DO THIS
Omit all images. Transcribe the rest of the material below exactly.

INFORMATION PROVIDED
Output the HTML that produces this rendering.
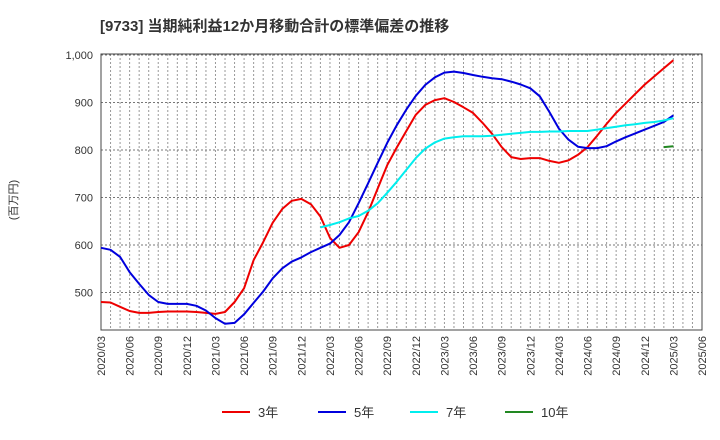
<!DOCTYPE html>
<html><head><meta charset="utf-8"><style>
html,body{margin:0;padding:0;background:#fff;width:720px;height:440px;overflow:hidden}
text{font-family:"Liberation Sans","Noto Sans CJK JP",sans-serif}
</style></head><body>
<svg id="chart" width="720" height="440" xmlns="http://www.w3.org/2000/svg">
<text x="100" y="31" font-size="15" font-weight="bold" fill="#333">[9733]  当期純利益12か月移動合計の標準偏差の推移</text>
<text transform="translate(17,200) rotate(-90)" text-anchor="middle" font-size="11" fill="#333">(百万円)</text>
<g id="grid"></g>
<g id="axes"></g>
<g id="series"></g>
<g id="legend"></g>
</svg>
<script>
const xTickLabels=["2020/03","2020/06","2020/09","2020/12","2021/03","2021/06","2021/09","2021/12","2022/03","2022/06","2022/09","2022/12","2023/03","2023/06","2023/09","2023/12","2024/03","2024/06","2024/09","2024/12","2025/03","2025/06"];
const yTicks=[500,600,700,800,900,1000];
const yTickLabels=["500","600","700","800","900","1,000"];
const s3=[480,479,470,461,457,457,459,460,460,460,459,457,455,459,480,509,568,606,647,676,693,697,686,660,615,594,600,627,669,719,768,805,840,874,895,905,909,901,890,878,857,834,806,785,781,783,783,777,773,778,790,806,830,855,878,898,918,938,955,972,989];
const s5=[594,590,575,543,518,495,480,476,476,476,472,462,446,434,436,454,478,502,530,551,565,574,585,594,603,621,648,688,730,773,815,852,885,914,937,953,963,965,962,958,954,951,949,944,938,930,913,880,845,822,807,804,804,808,818,827,835,843,851,859,873];
const s7=[null,null,null,null,null,null,null,null,null,null,null,null,null,null,null,null,null,null,null,null,null,null,null,637,642,648,656,661,672,688,710,733,758,783,803,816,824,827,829,829,829,830,832,834,836,838,838,839,839,840,840,840,843,846,849,852,854,857,859,862,867];
const s10=[];for(let i=0;i<59;i++)s10.push(null);s10.push(806,808);
const L=101,R=702,T=54,B=330;
const nMonths=63;
const xs=i=>L+(R-L)*i/nMonths;
const ys=v=>55+(1000-v)*0.475;
const NS="http://www.w3.org/2000/svg";
function mk(tag,attrs,parent){const e=document.createElementNS(NS,tag);for(const k in attrs)e.setAttribute(k,attrs[k]);parent.appendChild(e);return e;}
const grid=document.getElementById('grid'),axes=document.getElementById('axes'),series=document.getElementById('series'),legend=document.getElementById('legend');
for(let m=1;m<nMonths;m++){
 const l=mk('line',{x1:xs(m),x2:xs(m),y1:T,y2:B,stroke:'#999','stroke-dasharray':'2,2','stroke-width':1},grid);
 
 
}
yTicks.forEach((v,i)=>{
 const l=mk('line',{x1:L,x2:R,y1:ys(v),y2:ys(v),stroke:'#777','stroke-dasharray':'2,2','stroke-width':1},grid);
 
 
 const t=mk('text',{x:93,y:ys(v)+4,'text-anchor':'end','font-size':11,fill:'#333'},axes);
 t.textContent=yTickLabels[i];
 
 
});
const frame=mk('rect',{x:L,y:T,width:R-L,height:B-T,fill:'none',stroke:'#444','stroke-width':1},axes);


xTickLabels.forEach((lab,i)=>{
 const x=xs(i*3);
 const t=mk('text',{transform:`translate(${x+4},336) rotate(-90)`,'text-anchor':'end','font-size':11,fill:'#333'},axes);
 t.textContent=lab;
 
 
});
function drawLine(data,color,name){
 let d='',pen=false;
 data.forEach((v,i)=>{if(v==null){pen=false;return;}d+=(pen?'L':'M')+xs(i).toFixed(1)+','+ys(v).toFixed(1);pen=true;});
 const p=mk('path',{d:d,fill:'none',stroke:color,'stroke-width':2,'stroke-linejoin':'round'},series);
 
 
}
drawLine(s3,'#ee0000','line-3y');
drawLine(s5,'#0000dd','line-5y');
drawLine(s7,'#00eeee','line-7y');
drawLine(s10,'#228822','line-10y');
const leg=[['3年','#ee0000',222],['5年','#0000dd',318],['7年','#00eeee',410],['10年','#228822',505]];
leg.forEach(([lab,c,x])=>{
 const g=mk('g',{},legend);
 
 
 mk('line',{x1:x,x2:x+28,y1:412,y2:412,stroke:c,'stroke-width':2},g);
 const t=mk('text',{x:x+36,y:417,'font-size':13,fill:'#333'},g);
 t.textContent=lab;
});
</script>
</body></html>
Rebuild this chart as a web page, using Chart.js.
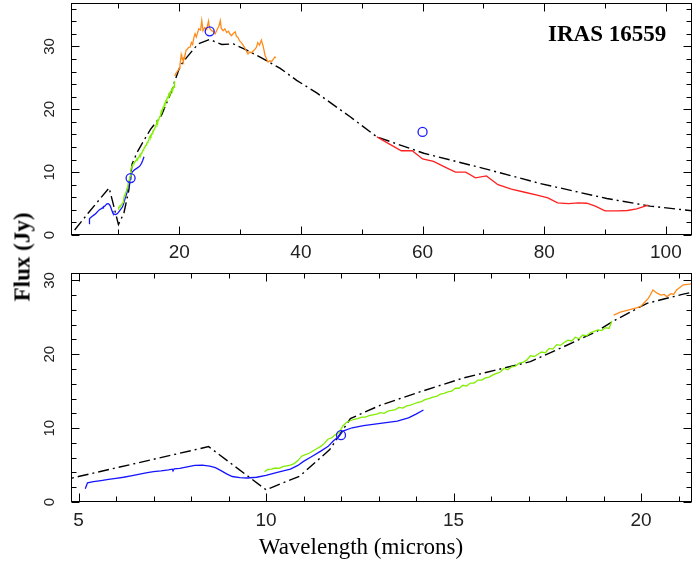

FULL RESPONSE
Output the HTML that produces this rendering.
<!DOCTYPE html>
<html><head><meta charset="utf-8"><style>
html,body{margin:0;padding:0;background:#fff;width:720px;height:440px;overflow:hidden}
text{font-family:"Liberation Sans","Noto Sans CJK JP",sans-serif}
</style></head><body>
<svg id="chart" width="720" height="440" xmlns="http://www.w3.org/2000/svg">
<text x="100" y="31" font-size="15" font-weight="bold" fill="#333">[9733]  当期純利益12か月移動合計の標準偏差の推移</text>
<text transform="translate(17,200) rotate(-90)" text-anchor="middle" font-size="11" fill="#333">(百万円)</text>
<g id="grid"></g>
<g id="axes"></g>
<g id="series"></g>
<g id="legend"></g>
</svg>
<script>
const xTickLabels=["2020/03","2020/06","2020/09","2020/12","2021/03","2021/06","2021/09","2021/12","2022/03","2022/06","2022/09","2022/12","2023/03","2023/06","2023/09","2023/12","2024/03","2024/06","2024/09","2024/12","2025/03","2025/06"];
const yTicks=[500,600,700,800,900,1000];
const yTickLabels=["500","600","700","800","900","1,000"];
const s3=[480,479,470,461,457,457,459,460,460,460,459,457,455,459,480,509,568,606,647,676,693,697,686,660,615,594,600,627,669,719,768,805,840,874,895,905,909,901,890,878,857,834,806,785,781,783,783,777,773,778,790,806,830,855,878,898,918,938,955,972,989];
const s5=[594,590,575,543,518,495,480,476,476,476,472,462,446,434,436,454,478,502,530,551,565,574,585,594,603,621,648,688,730,773,815,852,885,914,937,953,963,965,962,958,954,951,949,944,938,930,913,880,845,822,807,804,804,808,818,827,835,843,851,859,873];
const s7=[null,null,null,null,null,null,null,null,null,null,null,null,null,null,null,null,null,null,null,null,null,null,null,637,642,648,656,661,672,688,710,733,758,783,803,816,824,827,829,829,829,830,832,834,836,838,838,839,839,840,840,840,843,846,849,852,854,857,859,862,867];
const s10=[];for(let i=0;i<59;i++)s10.push(null);s10.push(806,808);
const L=101,R=702,T=54,B=330;
const nMonths=63;
const xs=i=>L+(R-L)*i/nMonths;
const ys=v=>55+(1000-v)*0.475;
const NS="http://www.w3.org/2000/svg";
function mk(tag,attrs,parent){const e=document.createElementNS(NS,tag);for(const k in attrs)e.setAttribute(k,attrs[k]);parent.appendChild(e);return e;}
const grid=document.getElementById('grid'),axes=document.getElementById('axes'),series=document.getElementById('series'),legend=document.getElementById('legend');
for(let m=1;m<nMonths;m++){
 const l=mk('line',{x1:xs(m),x2:xs(m),y1:T,y2:B,stroke:'#999','stroke-dasharray':'2,2','stroke-width':1},grid);
 
 
}
yTicks.forEach((v,i)=>{
 const l=mk('line',{x1:L,x2:R,y1:ys(v),y2:ys(v),stroke:'#777','stroke-dasharray':'2,2','stroke-width':1},grid);
 
 
 const t=mk('text',{x:93,y:ys(v)+4,'text-anchor':'end','font-size':11,fill:'#333'},axes);
 t.textContent=yTickLabels[i];
 
 
});
const frame=mk('rect',{x:L,y:T,width:R-L,height:B-T,fill:'none',stroke:'#444','stroke-width':1},axes);


xTickLabels.forEach((lab,i)=>{
 const x=xs(i*3);
 const t=mk('text',{transform:`translate(${x+4},336) rotate(-90)`,'text-anchor':'end','font-size':11,fill:'#333'},axes);
 t.textContent=lab;
 
 
});
function drawLine(data,color,name){
 let d='',pen=false;
 data.forEach((v,i)=>{if(v==null){pen=false;return;}d+=(pen?'L':'M')+xs(i).toFixed(1)+','+ys(v).toFixed(1);pen=true;});
 const p=mk('path',{d:d,fill:'none',stroke:color,'stroke-width':2,'stroke-linejoin':'round'},series);
 
 
}
drawLine(s3,'#ee0000','line-3y');
drawLine(s5,'#0000dd','line-5y');
drawLine(s7,'#00eeee','line-7y');
drawLine(s10,'#228822','line-10y');
const leg=[['3年','#ee0000',222],['5年','#0000dd',318],['7年','#00eeee',410],['10年','#228822',505]];
leg.forEach(([lab,c,x])=>{
 const g=mk('g',{},legend);
 
 
 mk('line',{x1:x,x2:x+28,y1:412,y2:412,stroke:c,'stroke-width':2},g);
 const t=mk('text',{x:x+36,y:417,'font-size':13,fill:'#333'},g);
 t.textContent=lab;
});
</script>
</body></html>
Rebuild this chart as a web page, using Chart.js.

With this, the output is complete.